Stock Market can loose its charm if the Base Rate issue is not addressed in time
The already falling market has now found a new reason and this time it is something that will directly hit the shareholder's profit.
At the time when investors were looking for a helping hand to develop the capital market, the newly introduced tax rule has demotivated the investors. The excess flow of right and bonus shares have already exceeded the demand and it was the time investors were expecting some developmental works that could uplift the demand. Introduction of Online trading, entrance of NRNs, Broker license for banks were some of the tasks which could contribute to invite new investors in the market. Investors were in need of such policies that could motivate new investors as well as companies to enter the stock market. But the introduction of unscientific and unplanned tax system has resented the investors and as a result investors are now on a protest and have urged the broker companies to not place any orders.
What actually happened ?
As per the provision in Income Tax Act 2058 Inland Revenue Department has directed NEPSE to charge the Capital gain tax on the basis of the Par value as the cost price of bonus and right shares. Previously it was calculated considering the base rate published by the company after the price adjustment. Now the companies won't published the base rate rather the face value will be considered for calculation of the Capital Gain Tax.
It is a well known fact that Bonus and Right shares doesn't increase a shareholder's weath. The weath remains unchanged as the share price decreases and the quantity increases. With the introduction of this new rule, shareholders will now be bound to pay a capital gain tax at the time when there's no gain. This rule has demoralized the shareholders and will definately make people to think twice before stepping in the stock market.
What Shareholders Say ?
"This is a worst decision ever", said an investor Mr. Mahesh Neupane. "We Nepalese Investors, who were already paying high charges, are now bound to pay capital gain based on the face value. This is really unscientific and unjustified. We happily accepted the increased capital gain tax rate of 7.5% but the new rule by IRD is unacceptable. This action is no different than that done by theives and thugs" He further added.

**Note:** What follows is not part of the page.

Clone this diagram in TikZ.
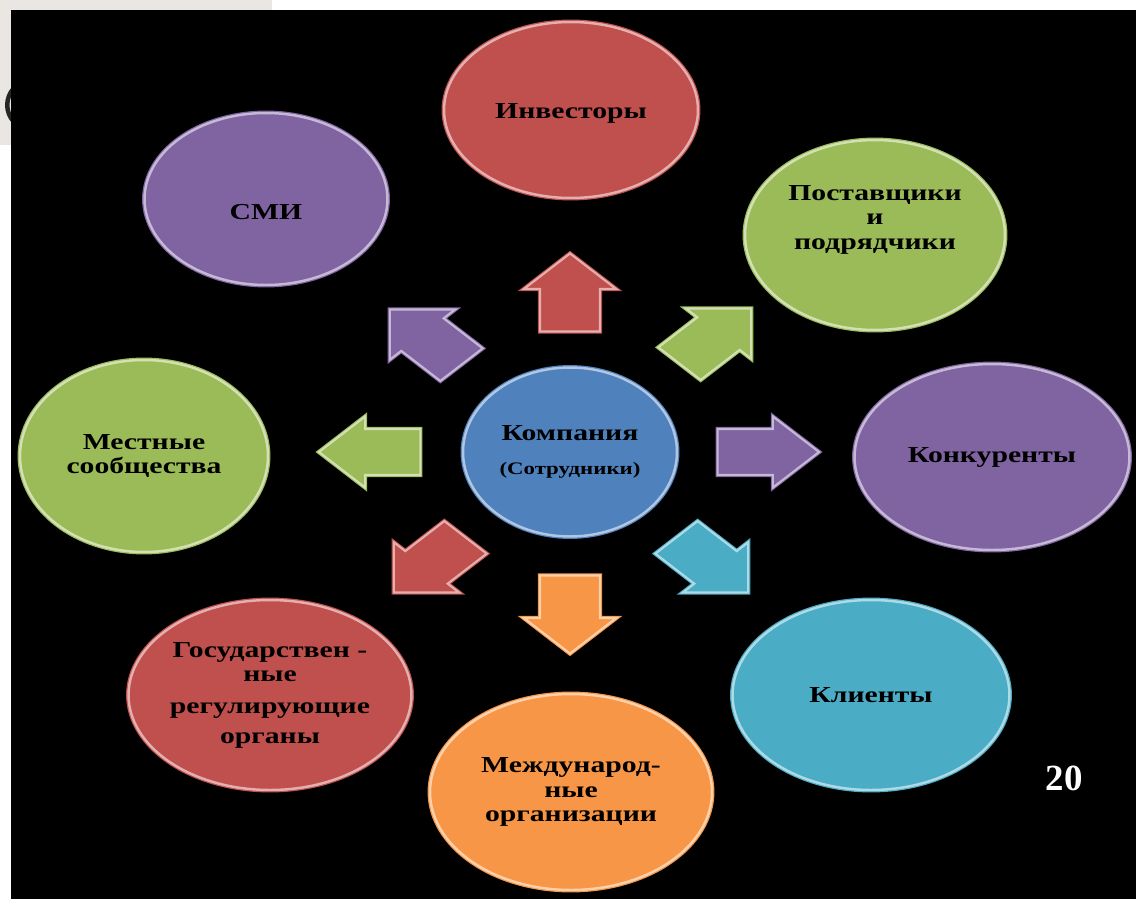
\documentclass[tikz,border=0pt]{standalone}
\usepackage{fontspec}
\usepackage{tikz}
\usetikzlibrary{shapes.geometric,shapes.arrows}
\newfontfamily\lbl{Liberation Serif}[FakeStretch=1.3]
\newfontfamily\numfont{Liberation Serif}
\definecolor{redA}{HTML}{C0504D}
\definecolor{greenA}{HTML}{9BBB59}
\definecolor{purpleA}{HTML}{8064A2}
\definecolor{cyanA}{HTML}{4BACC6}
\definecolor{orangeA}{HTML}{F79646}
\definecolor{blueA}{HTML}{4F81BD}
\definecolor{slidegray}{HTML}{EAE6E2}

\begin{document}
\begin{tikzpicture}[x=0.02cm,y=-0.02cm]
  \tikzset{bubble/.style={ellipse, fill=#1, draw=#1, double=#1!45!white, double distance=1.4pt,
      line width=0.7pt, inner sep=0pt, align=center, text=black,
      font=\lbl\bfseries\fontsize{13}{14}\selectfont},
    flowarrow/.style={single arrow, fill=#1, draw=#1, double=#1!45!white, double distance=1.2pt,
      line width=0.6pt, inner xsep=0pt, inner ysep=0.45cm, minimum height=1.56cm, minimum width=1.4cm,
      single arrow head extend=0.25cm, anchor=tail, xscale=1.3}}
  \useasboundingbox (0,0) rectangle (1136,899);
  \fill[white] (0,0) rectangle (1136,899);
  \fill[slidegray] (0,0) rectangle (272,145);
  \draw[black!85, line width=0.09cm] (14,88) .. controls (5,98) and (5,112) .. (14,122);
  \fill[black] (11,10) rectangle (1136,899);
  \node[bubble=redA, minimum width=5.08cm, minimum height=3.52cm, text height=12pt] (investors) at (571,110) {Инвесторы};
  \node[bubble=greenA, minimum width=5.2cm, minimum height=3.8cm, text depth=20pt] (suppliers) at (875,235) {Поставщики\\и\\подрядчики};
  \node[bubble=purpleA, minimum width=5.5cm, minimum height=3.72cm] (rivals) at (992,457) {Конкуренты};
  \node[bubble=cyanA, minimum width=5.54cm, minimum height=3.8cm] (clients) at (871,695) {Клиенты};
  \node[bubble=orangeA, minimum width=5.64cm, minimum height=3.92cm] (intl) at (571,792) {Международ-\\ные\\организации};
  \node[bubble=redA, minimum width=5.6cm, minimum height=3.8cm] (government) at (270,695) {Государствен -\\ные\\[4pt]регулирующие\\[3pt]органы};
  \node[bubble=greenA, minimum width=4.96cm, minimum height=3.84cm] (locals) at (144,456) {Местные\\сообщества};
  \node[bubble=purpleA, minimum width=4.86cm, minimum height=3.44cm, text height=24pt] (media) at (266,199) {СМИ};
  \node[bubble=blueA, minimum width=4.28cm, minimum height=3.38cm] (company) at (570,452)
    {Компания\\[5pt]{\fontsize{10}{12}\selectfont(Сотрудники)}};
  \node[flowarrow=redA, rotate=90] (toInvestors) at (570,332) {};
  \node[flowarrow=greenA, rotate=45] (toSuppliers) at (679,364) {};
  \node[flowarrow=purpleA, rotate=0] (toRivals) at (717,452) {};
  \node[flowarrow=cyanA, rotate=-45] (toClients) at (676,537) {};
  \node[flowarrow=orangeA, rotate=-90] (toIntl) at (570,575) {};
  \node[flowarrow=redA, rotate=-135] (toGovernment) at (466,537) {};
  \node[flowarrow=greenA, rotate=180] (toLocals) at (421,452) {};
  \node[flowarrow=purpleA, rotate=135] (toMedia) at (462,365) {};
  \node[text=white, font=\numfont\bfseries\fontsize{21}{24}\selectfont] (pagenum) at (1064,778) {20};
\end{tikzpicture}
\end{document}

Another Investor Mr. Bishnu Basyal said "Nepalese were already paying tax on capital gain, but the capital loss born by investors were never adjusted with the gain. The taxes and charges were already high, and now another hammer has fallen on the investors head. This is a high time for investors to raise voice against this ill practice."
What can be done ?
As per the investors, the government should back from the previous decision. The previous rule regarding base rate was scientific enough and in favour of all the stakeholders. The new coercioned rule is false, unplanned and the one with dangerous consequences.
However, the concerned department has not shown any sign of addressing the investors demand yet.